>>>

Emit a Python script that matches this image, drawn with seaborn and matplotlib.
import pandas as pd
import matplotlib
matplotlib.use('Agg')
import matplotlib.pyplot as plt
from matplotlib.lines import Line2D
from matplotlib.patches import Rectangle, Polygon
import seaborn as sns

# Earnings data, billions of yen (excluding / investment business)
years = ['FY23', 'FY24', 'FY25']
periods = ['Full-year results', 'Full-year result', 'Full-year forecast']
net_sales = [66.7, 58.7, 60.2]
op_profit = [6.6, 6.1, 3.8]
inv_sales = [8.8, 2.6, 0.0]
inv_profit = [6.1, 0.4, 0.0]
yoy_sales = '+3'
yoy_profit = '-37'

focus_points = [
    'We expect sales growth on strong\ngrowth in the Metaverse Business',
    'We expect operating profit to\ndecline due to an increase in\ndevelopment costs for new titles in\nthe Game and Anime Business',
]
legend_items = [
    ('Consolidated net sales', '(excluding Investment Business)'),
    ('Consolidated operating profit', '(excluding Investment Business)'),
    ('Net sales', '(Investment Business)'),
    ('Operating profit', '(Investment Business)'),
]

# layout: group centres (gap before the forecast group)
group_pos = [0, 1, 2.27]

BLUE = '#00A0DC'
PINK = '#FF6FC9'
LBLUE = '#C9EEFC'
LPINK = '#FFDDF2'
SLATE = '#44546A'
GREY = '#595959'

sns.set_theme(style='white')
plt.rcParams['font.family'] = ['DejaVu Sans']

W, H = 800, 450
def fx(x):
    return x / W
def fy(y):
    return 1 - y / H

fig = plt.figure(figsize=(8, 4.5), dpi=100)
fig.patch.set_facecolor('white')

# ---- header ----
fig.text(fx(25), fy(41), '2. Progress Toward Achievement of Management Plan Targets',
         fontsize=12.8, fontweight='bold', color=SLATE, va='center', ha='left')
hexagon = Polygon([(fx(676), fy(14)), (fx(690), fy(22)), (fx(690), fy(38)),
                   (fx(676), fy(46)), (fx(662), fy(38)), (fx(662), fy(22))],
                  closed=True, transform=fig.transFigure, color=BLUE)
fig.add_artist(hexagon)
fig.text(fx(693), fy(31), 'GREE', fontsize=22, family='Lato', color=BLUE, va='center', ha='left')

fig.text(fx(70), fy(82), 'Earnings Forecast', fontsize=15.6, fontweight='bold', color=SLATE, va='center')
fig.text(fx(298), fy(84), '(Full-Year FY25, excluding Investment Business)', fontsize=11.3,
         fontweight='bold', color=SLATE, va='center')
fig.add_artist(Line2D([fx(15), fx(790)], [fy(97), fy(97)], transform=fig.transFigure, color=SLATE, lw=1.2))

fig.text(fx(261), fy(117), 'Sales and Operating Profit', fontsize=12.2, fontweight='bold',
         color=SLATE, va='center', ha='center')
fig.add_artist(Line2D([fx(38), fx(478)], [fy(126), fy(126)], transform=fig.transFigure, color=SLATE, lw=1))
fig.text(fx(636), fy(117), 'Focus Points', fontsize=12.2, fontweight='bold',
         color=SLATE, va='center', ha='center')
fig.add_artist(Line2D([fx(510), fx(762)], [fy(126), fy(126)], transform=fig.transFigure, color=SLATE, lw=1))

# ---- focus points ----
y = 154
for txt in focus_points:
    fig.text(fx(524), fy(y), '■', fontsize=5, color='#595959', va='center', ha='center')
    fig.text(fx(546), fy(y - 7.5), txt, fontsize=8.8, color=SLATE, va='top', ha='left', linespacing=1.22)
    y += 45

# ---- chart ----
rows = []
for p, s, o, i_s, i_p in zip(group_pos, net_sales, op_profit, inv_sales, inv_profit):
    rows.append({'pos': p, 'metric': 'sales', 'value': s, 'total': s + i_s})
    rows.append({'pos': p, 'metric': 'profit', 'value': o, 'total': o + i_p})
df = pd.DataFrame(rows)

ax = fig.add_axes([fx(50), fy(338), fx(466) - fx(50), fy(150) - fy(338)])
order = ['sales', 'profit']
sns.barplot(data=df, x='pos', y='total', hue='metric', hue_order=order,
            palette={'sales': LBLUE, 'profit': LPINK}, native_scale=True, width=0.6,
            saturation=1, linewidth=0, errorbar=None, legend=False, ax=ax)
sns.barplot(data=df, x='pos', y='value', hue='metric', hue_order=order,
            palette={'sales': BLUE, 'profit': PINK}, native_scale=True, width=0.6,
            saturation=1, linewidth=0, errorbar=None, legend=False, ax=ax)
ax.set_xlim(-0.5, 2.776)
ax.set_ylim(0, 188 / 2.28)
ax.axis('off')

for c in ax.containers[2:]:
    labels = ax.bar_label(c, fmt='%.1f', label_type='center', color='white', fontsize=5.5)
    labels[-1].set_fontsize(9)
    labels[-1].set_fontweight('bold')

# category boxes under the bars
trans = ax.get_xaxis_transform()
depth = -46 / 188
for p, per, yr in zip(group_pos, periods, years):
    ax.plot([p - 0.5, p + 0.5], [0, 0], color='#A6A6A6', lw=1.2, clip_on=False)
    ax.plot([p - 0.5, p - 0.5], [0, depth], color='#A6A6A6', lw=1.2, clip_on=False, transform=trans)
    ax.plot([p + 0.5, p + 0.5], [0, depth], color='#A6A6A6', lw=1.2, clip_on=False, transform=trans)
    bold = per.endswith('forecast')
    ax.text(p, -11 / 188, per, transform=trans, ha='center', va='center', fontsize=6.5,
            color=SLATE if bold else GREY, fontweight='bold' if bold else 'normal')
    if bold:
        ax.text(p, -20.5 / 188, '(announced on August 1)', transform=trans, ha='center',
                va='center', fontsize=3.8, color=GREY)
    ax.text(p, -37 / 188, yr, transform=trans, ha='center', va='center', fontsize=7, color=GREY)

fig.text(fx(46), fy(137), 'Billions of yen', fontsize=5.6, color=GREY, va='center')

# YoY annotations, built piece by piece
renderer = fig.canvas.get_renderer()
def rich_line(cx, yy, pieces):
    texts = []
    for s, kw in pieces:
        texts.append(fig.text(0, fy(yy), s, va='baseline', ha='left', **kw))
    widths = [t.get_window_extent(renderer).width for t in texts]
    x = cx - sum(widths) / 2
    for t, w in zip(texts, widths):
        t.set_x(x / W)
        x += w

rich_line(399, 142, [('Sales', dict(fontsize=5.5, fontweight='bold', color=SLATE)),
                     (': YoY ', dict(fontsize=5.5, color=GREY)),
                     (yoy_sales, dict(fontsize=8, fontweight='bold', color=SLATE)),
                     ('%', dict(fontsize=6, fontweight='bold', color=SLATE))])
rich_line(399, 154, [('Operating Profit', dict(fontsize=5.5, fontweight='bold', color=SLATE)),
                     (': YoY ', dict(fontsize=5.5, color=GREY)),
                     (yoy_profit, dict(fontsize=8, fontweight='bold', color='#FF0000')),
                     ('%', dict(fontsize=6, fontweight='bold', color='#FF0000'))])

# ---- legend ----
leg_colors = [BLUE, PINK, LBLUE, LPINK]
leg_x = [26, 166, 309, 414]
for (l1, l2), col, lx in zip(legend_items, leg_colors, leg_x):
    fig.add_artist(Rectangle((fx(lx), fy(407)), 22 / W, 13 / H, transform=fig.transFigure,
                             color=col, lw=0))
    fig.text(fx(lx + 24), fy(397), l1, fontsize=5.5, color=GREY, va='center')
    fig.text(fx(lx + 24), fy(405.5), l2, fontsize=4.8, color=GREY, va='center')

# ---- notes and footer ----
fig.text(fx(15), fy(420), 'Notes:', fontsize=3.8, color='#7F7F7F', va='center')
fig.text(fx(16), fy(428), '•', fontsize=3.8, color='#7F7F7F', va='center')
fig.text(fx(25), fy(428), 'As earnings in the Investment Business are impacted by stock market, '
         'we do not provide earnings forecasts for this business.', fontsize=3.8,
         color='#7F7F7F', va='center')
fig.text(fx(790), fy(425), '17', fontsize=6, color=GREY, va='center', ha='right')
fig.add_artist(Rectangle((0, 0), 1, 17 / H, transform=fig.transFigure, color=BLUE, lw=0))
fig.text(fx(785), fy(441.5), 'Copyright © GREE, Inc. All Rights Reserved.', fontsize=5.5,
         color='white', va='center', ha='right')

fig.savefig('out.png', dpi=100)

<<<
>>>

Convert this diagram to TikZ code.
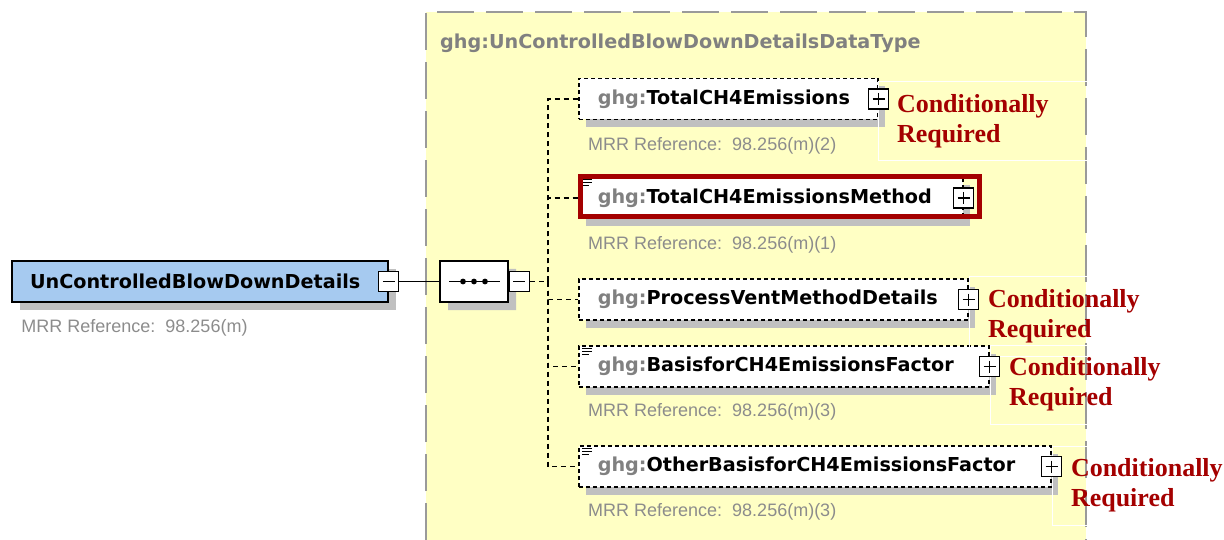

<<<

[Instruction]: Exactly the lines above from the one with "Emit a Python" to the one with "import seaborn as sns", both included, are to be quoted; leave the rest out.

[Result]:
Emit a Python script that matches this image, drawn with seaborn and matplotlib.
import pandas as pd
import matplotlib
matplotlib.use('Agg')
import matplotlib.pyplot as plt
from matplotlib.lines import Line2D
from matplotlib.patches import Rectangle, Polygon
import seaborn as sns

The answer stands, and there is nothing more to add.